§ **INSTRUCTION**
Output all lines exactly, with nothing added or dropped.

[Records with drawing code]

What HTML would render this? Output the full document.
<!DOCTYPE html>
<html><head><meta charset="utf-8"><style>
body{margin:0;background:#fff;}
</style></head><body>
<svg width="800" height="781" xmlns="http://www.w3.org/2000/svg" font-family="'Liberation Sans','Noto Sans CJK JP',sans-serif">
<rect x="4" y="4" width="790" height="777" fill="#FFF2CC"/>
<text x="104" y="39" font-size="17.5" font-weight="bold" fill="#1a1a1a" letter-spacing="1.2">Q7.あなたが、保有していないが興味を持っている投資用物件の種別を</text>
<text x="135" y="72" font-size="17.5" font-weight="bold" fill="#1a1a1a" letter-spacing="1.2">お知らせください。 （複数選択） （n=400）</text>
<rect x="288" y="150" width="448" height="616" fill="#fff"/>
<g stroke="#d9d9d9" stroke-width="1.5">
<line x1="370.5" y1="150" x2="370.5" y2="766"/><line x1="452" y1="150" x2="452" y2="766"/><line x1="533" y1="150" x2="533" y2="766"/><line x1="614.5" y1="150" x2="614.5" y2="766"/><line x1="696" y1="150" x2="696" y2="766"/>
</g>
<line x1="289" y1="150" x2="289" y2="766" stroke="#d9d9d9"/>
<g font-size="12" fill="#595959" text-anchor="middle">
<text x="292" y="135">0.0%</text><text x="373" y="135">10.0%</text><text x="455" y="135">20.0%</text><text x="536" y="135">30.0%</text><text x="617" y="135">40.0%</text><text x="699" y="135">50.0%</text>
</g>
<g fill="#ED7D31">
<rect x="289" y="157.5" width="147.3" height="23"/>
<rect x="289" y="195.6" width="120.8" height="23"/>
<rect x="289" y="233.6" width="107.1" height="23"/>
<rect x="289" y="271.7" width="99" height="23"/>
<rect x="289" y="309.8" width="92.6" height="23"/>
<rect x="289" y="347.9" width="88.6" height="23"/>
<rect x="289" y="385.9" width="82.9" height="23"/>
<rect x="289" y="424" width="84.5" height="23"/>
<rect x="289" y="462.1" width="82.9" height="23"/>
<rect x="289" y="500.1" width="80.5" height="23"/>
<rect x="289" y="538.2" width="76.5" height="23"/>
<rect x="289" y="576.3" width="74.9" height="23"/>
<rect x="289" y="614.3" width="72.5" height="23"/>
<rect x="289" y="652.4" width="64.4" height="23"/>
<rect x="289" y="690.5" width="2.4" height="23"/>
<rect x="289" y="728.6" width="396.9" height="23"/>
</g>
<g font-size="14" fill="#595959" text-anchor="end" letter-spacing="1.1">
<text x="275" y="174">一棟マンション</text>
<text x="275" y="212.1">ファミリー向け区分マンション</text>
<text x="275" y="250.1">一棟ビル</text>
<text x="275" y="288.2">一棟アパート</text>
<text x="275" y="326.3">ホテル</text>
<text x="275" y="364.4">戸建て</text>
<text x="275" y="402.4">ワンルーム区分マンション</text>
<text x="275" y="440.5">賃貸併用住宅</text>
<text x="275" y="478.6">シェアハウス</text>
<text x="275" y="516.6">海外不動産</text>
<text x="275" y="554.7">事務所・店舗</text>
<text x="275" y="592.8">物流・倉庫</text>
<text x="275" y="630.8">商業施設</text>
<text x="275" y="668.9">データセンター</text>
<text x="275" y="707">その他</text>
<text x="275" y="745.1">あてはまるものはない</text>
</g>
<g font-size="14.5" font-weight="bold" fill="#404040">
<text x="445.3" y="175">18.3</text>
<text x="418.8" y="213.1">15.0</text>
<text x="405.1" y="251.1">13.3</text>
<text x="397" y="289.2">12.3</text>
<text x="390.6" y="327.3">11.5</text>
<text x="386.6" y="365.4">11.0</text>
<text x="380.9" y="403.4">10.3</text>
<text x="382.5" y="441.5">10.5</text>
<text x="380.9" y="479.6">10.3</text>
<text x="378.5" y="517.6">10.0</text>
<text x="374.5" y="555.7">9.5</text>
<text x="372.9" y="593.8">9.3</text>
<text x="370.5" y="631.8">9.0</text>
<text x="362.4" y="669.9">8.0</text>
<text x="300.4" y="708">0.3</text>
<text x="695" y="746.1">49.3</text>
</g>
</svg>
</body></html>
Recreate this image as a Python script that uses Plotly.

§ **SOLUTION**
What HTML would render this? Output the full document.
<!DOCTYPE html>
<html><head><meta charset="utf-8"><style>
body{margin:0;background:#fff;}
</style></head><body>
<svg width="800" height="781" xmlns="http://www.w3.org/2000/svg" font-family="'Liberation Sans','Noto Sans CJK JP',sans-serif">
<rect x="4" y="4" width="790" height="777" fill="#FFF2CC"/>
<text x="104" y="39" font-size="17.5" font-weight="bold" fill="#1a1a1a" letter-spacing="1.2">Q7.あなたが、保有していないが興味を持っている投資用物件の種別を</text>
<text x="135" y="72" font-size="17.5" font-weight="bold" fill="#1a1a1a" letter-spacing="1.2">お知らせください。 （複数選択） （n=400）</text>
<rect x="288" y="150" width="448" height="616" fill="#fff"/>
<g stroke="#d9d9d9" stroke-width="1.5">
<line x1="370.5" y1="150" x2="370.5" y2="766"/><line x1="452" y1="150" x2="452" y2="766"/><line x1="533" y1="150" x2="533" y2="766"/><line x1="614.5" y1="150" x2="614.5" y2="766"/><line x1="696" y1="150" x2="696" y2="766"/>
</g>
<line x1="289" y1="150" x2="289" y2="766" stroke="#d9d9d9"/>
<g font-size="12" fill="#595959" text-anchor="middle">
<text x="292" y="135">0.0%</text><text x="373" y="135">10.0%</text><text x="455" y="135">20.0%</text><text x="536" y="135">30.0%</text><text x="617" y="135">40.0%</text><text x="699" y="135">50.0%</text>
</g>
<g fill="#ED7D31">
<rect x="289" y="157.5" width="147.3" height="23"/>
<rect x="289" y="195.6" width="120.8" height="23"/>
<rect x="289" y="233.6" width="107.1" height="23"/>
<rect x="289" y="271.7" width="99" height="23"/>
<rect x="289" y="309.8" width="92.6" height="23"/>
<rect x="289" y="347.9" width="88.6" height="23"/>
<rect x="289" y="385.9" width="82.9" height="23"/>
<rect x="289" y="424" width="84.5" height="23"/>
<rect x="289" y="462.1" width="82.9" height="23"/>
<rect x="289" y="500.1" width="80.5" height="23"/>
<rect x="289" y="538.2" width="76.5" height="23"/>
<rect x="289" y="576.3" width="74.9" height="23"/>
<rect x="289" y="614.3" width="72.5" height="23"/>
<rect x="289" y="652.4" width="64.4" height="23"/>
<rect x="289" y="690.5" width="2.4" height="23"/>
<rect x="289" y="728.6" width="396.9" height="23"/>
</g>
<g font-size="14" fill="#595959" text-anchor="end" letter-spacing="1.1">
<text x="275" y="174">一棟マンション</text>
<text x="275" y="212.1">ファミリー向け区分マンション</text>
<text x="275" y="250.1">一棟ビル</text>
<text x="275" y="288.2">一棟アパート</text>
<text x="275" y="326.3">ホテル</text>
<text x="275" y="364.4">戸建て</text>
<text x="275" y="402.4">ワンルーム区分マンション</text>
<text x="275" y="440.5">賃貸併用住宅</text>
<text x="275" y="478.6">シェアハウス</text>
<text x="275" y="516.6">海外不動産</text>
<text x="275" y="554.7">事務所・店舗</text>
<text x="275" y="592.8">物流・倉庫</text>
<text x="275" y="630.8">商業施設</text>
<text x="275" y="668.9">データセンター</text>
<text x="275" y="707">その他</text>
<text x="275" y="745.1">あてはまるものはない</text>
</g>
<g font-size="14.5" font-weight="bold" fill="#404040">
<text x="445.3" y="175">18.3</text>
<text x="418.8" y="213.1">15.0</text>
<text x="405.1" y="251.1">13.3</text>
<text x="397" y="289.2">12.3</text>
<text x="390.6" y="327.3">11.5</text>
<text x="386.6" y="365.4">11.0</text>
<text x="380.9" y="403.4">10.3</text>
<text x="382.5" y="441.5">10.5</text>
<text x="380.9" y="479.6">10.3</text>
<text x="378.5" y="517.6">10.0</text>
<text x="374.5" y="555.7">9.5</text>
<text x="372.9" y="593.8">9.3</text>
<text x="370.5" y="631.8">9.0</text>
<text x="362.4" y="669.9">8.0</text>
<text x="300.4" y="708">0.3</text>
<text x="695" y="746.1">49.3</text>
</g>
</svg>
</body></html>
Recreate this image as a Python script that uses Plotly.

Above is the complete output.